注意。

    方婶子住在隔壁,听到动静时正在前院纳鞋底,她当即放下手里的活冲过去看热闹……哦不,是劝架。

    只是和她想象中剑拔弩张的场景不一样,江秋是面无表情的,倒是周母,脸红脖子粗地叉腰如泼妇骂街。

    没打起来就好,方婶子松了一半气。

    她先劝周母,“我看你脑子真是坏掉了,离婚可不好随便讲,伤感情的,像江秋这么好的儿媳,打着灯笼都找不到第二个。”

    老姐妹曾多次和她抱怨过沈江秋的种种不是,什么太懒啦,太像狐狸精啦,可方婶并不这么觉得,所以她劝的真心实意。

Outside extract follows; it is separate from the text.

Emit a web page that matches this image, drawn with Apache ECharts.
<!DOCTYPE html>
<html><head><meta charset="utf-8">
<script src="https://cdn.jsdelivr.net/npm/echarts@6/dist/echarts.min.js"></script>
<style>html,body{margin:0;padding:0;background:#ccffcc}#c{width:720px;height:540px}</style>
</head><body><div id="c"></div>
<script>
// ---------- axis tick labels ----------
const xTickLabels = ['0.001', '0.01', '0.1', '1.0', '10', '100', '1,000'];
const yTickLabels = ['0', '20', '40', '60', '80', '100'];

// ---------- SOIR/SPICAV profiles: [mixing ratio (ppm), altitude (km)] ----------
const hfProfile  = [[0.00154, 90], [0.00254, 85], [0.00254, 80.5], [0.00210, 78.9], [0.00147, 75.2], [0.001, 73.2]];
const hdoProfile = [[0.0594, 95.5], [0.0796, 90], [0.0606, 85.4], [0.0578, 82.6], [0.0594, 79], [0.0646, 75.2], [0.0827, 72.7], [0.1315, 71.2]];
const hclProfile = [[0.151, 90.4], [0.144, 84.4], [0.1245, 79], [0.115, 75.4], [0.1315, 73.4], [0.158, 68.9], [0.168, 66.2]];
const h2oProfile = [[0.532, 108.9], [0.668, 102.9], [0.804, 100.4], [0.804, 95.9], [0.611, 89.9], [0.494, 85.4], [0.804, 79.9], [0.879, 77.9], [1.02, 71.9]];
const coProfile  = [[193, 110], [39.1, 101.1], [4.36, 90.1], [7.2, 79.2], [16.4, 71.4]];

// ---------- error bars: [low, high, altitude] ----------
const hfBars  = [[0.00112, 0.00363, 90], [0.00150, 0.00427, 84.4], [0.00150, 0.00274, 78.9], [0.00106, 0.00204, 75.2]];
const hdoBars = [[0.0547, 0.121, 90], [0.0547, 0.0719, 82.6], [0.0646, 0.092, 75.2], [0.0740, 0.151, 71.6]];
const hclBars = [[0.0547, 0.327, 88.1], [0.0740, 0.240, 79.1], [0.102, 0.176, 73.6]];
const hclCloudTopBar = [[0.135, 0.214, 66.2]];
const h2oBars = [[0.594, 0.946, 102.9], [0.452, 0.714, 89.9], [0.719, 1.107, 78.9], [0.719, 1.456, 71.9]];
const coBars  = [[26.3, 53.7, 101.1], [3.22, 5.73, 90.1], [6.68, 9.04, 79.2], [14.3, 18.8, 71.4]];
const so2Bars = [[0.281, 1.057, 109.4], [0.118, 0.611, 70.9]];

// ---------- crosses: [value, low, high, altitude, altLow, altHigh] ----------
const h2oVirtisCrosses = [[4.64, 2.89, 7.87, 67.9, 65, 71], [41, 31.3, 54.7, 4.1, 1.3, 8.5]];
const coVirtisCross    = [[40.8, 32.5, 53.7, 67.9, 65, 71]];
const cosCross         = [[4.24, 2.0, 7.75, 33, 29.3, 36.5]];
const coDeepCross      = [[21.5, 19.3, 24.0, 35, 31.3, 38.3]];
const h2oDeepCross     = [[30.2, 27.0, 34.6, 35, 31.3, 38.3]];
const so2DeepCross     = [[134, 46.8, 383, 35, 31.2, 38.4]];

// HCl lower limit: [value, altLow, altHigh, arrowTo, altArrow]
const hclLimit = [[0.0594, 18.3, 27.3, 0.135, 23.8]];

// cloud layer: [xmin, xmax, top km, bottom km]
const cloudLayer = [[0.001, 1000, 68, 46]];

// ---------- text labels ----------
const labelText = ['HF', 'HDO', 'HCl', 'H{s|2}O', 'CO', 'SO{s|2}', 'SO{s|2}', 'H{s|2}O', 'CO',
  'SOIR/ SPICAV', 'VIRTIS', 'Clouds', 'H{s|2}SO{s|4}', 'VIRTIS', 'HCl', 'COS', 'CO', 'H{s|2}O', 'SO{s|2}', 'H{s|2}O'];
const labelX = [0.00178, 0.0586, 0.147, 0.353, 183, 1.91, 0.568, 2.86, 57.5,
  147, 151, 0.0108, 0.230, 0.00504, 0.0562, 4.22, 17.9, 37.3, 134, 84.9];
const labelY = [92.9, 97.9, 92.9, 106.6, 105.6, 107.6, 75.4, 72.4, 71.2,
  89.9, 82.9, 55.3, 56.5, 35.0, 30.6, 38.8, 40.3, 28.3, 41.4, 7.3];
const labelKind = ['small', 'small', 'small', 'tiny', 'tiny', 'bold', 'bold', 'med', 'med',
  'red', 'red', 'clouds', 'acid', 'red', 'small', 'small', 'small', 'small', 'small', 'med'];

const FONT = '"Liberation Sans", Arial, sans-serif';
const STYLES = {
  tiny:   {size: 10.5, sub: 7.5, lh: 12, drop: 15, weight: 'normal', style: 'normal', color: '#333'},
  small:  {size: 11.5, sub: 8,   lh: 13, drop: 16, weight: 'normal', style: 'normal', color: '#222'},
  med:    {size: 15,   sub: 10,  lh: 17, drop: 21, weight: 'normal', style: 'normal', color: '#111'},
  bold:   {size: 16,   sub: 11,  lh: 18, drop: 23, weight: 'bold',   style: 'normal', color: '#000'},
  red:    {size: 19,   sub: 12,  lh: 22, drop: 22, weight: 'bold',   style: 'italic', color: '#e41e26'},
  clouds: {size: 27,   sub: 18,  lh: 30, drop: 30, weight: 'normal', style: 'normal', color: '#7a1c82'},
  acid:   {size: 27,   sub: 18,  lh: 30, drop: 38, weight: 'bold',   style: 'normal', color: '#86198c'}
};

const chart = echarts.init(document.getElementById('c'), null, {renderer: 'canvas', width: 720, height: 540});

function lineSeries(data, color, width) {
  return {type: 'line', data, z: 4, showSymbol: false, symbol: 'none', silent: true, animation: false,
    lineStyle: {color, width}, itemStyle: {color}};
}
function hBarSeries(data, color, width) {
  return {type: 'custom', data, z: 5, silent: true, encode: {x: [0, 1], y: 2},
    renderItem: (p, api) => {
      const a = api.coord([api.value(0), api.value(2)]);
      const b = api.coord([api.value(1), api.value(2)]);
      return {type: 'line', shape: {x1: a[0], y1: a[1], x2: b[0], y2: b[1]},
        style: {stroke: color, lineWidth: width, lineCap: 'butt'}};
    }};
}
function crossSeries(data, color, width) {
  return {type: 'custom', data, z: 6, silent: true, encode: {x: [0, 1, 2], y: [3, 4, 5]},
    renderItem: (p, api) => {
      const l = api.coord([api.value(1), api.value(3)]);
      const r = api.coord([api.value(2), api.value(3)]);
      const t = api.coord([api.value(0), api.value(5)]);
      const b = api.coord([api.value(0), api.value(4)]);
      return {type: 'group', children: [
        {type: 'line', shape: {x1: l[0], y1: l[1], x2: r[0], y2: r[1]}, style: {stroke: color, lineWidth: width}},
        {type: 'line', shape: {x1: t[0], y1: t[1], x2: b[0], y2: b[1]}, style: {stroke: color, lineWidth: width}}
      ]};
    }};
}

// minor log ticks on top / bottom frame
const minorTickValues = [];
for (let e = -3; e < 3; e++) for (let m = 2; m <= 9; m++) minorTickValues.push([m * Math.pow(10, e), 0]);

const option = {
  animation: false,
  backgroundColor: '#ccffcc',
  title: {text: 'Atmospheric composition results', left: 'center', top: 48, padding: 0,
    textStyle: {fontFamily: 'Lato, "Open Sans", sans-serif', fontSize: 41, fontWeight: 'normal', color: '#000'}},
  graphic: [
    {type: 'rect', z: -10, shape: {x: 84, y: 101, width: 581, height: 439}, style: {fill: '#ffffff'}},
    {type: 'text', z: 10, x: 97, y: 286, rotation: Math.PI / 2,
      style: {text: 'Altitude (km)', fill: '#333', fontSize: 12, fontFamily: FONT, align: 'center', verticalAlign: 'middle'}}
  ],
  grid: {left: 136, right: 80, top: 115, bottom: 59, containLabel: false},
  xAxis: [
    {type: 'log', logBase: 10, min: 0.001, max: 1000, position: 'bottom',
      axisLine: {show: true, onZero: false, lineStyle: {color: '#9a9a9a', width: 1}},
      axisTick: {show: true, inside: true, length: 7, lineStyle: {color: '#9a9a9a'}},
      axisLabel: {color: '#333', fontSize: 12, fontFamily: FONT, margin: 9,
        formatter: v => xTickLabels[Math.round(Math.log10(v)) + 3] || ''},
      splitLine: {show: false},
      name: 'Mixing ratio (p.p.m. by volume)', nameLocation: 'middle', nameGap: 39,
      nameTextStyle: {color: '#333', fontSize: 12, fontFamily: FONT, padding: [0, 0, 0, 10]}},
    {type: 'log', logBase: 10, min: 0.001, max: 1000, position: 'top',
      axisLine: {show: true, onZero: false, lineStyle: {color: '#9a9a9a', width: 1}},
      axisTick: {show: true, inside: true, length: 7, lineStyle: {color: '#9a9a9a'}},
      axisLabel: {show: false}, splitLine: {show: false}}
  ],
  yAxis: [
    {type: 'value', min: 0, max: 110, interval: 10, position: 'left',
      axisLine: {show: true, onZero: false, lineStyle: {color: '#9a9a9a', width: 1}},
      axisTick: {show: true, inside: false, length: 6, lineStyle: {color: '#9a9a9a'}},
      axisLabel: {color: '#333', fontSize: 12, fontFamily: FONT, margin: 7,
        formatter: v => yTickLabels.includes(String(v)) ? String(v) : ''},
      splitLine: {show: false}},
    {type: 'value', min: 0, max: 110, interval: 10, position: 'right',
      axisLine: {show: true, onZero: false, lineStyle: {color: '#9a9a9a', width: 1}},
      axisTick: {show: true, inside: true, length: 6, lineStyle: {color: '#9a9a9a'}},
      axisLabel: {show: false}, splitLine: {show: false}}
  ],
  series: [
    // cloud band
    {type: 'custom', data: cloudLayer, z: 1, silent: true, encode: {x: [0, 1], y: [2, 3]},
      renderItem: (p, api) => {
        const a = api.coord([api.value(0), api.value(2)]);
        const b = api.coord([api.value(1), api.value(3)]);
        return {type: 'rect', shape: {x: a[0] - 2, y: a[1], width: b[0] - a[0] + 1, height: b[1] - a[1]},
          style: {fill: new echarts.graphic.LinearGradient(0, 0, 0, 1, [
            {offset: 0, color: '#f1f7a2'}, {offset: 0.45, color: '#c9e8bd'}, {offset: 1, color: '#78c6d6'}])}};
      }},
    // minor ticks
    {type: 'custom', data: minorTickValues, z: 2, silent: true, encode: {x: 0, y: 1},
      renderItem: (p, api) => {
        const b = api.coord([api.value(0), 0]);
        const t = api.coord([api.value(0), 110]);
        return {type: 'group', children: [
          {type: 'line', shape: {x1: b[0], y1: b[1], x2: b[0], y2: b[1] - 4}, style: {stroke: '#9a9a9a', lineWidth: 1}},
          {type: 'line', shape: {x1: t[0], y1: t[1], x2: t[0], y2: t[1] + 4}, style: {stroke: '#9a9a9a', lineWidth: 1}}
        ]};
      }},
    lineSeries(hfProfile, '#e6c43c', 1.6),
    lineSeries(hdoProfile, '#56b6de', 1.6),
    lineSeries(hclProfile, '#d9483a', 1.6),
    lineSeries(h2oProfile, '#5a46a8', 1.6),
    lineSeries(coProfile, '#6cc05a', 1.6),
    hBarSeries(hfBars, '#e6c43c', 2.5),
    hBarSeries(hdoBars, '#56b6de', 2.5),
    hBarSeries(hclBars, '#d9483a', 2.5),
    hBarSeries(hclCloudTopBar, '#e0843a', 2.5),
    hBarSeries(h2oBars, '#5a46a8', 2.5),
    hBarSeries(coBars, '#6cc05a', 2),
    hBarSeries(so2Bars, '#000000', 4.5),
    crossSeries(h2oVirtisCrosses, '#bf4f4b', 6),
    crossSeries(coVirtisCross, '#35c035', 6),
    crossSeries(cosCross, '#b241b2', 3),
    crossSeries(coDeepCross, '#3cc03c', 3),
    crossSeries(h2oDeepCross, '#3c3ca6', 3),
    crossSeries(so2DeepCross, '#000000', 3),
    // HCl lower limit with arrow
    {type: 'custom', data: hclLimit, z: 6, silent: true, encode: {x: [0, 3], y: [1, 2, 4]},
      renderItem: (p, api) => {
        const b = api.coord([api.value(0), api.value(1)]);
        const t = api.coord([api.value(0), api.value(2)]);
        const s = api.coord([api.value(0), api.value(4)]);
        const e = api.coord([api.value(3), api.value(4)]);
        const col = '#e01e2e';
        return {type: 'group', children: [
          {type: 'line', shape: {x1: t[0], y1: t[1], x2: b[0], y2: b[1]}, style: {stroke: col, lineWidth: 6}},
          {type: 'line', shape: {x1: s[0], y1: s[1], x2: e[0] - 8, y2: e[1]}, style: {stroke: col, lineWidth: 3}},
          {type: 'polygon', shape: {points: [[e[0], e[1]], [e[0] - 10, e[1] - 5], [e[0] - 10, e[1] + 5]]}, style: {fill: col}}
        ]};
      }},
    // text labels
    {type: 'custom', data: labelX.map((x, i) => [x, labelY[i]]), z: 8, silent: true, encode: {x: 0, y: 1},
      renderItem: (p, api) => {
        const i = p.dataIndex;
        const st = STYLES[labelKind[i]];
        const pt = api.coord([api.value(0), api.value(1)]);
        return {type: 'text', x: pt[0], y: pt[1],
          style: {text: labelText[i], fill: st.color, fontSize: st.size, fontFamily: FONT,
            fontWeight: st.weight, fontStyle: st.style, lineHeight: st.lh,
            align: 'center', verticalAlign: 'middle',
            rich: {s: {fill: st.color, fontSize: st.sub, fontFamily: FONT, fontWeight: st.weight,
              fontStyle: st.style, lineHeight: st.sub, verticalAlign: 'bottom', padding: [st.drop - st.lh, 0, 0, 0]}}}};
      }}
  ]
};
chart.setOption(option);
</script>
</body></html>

    可周母听在耳里,差点气到爆炸,“你知道个屁!什么都不知道就在那里瞎说。”

    “你觉得好,你倒是领回家啊。”

    方婶子:“……”

    狗咬吕洞宾,不识好人心,她撇了撇嘴,去问另一个好说话的。

    “江秋,到底发生什么事了?”

    沈江秋从方婶子露面起就松了口气。

    方婶子虽然八卦碎嘴了些,但心肠顶顶好,有她在自己不至于孤立无援。另外,如果婆婆又故技重施喝农药,也有人能帮忙拦着。

    沈江秋打定主意,速战速决去医院,绝不给老东西抹黑自己的机会。

    她揉了揉手腕,不经意间露出红痕,红着眼温声细语道,“婶子,都说家丑不可外扬,但我今天实在忍不住了。”

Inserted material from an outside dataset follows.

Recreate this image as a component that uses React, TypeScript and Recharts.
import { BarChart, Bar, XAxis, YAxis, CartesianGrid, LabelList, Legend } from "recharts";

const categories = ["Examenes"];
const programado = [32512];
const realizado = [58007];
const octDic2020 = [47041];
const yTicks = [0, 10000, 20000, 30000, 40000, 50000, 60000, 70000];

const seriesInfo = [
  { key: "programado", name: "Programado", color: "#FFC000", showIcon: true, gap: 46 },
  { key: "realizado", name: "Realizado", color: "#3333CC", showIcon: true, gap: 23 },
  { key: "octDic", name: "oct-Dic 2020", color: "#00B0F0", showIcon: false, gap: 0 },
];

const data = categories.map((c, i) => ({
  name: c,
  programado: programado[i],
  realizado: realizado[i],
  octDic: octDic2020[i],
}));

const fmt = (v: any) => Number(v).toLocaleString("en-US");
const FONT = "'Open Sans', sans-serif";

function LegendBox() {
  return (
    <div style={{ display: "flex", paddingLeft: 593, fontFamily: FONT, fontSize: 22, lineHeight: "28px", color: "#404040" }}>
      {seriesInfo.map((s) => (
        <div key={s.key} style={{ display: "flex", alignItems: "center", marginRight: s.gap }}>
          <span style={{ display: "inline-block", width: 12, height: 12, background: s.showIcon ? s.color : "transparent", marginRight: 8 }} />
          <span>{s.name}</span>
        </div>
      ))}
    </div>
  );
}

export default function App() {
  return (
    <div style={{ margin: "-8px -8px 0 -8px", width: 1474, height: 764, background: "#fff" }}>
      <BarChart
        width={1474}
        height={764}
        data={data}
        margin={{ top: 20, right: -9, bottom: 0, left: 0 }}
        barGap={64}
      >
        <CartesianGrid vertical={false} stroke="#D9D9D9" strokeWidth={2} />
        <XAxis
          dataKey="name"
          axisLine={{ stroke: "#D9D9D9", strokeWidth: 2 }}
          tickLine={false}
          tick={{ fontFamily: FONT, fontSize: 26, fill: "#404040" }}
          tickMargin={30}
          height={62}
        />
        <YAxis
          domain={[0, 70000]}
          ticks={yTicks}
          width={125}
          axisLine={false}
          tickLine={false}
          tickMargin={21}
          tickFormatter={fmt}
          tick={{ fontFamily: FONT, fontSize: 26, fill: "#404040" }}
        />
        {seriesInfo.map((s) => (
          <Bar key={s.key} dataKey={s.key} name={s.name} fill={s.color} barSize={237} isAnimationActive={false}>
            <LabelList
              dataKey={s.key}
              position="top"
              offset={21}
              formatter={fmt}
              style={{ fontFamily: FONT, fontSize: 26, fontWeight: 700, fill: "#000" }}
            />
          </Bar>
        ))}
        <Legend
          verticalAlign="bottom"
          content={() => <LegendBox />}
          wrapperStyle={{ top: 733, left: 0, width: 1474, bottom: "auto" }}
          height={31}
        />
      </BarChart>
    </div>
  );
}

    看热闹的街坊越聚越多,安静的胡同立马热闹起来。

    “周文晖单位分房这事大家都知道。”沈江秋嗓音稍稍加大,“婆婆想让我们把房送给小叔子结婚。”

    话音刚落,现场一片喧哗。

    “真是不像话,哪有这么当妈的!偏心也不是这么个偏法。”

    “搞不懂老周家怎么想的,周文晖这么有出息的儿子不巴结着,反而要捧着一个游手好闲的,到底图啥啊!”

    “结亲还是结仇呢?”

    “你们听说了没啊?马上要进门的媳妇家里势力大,这是给人家做脸子呢。”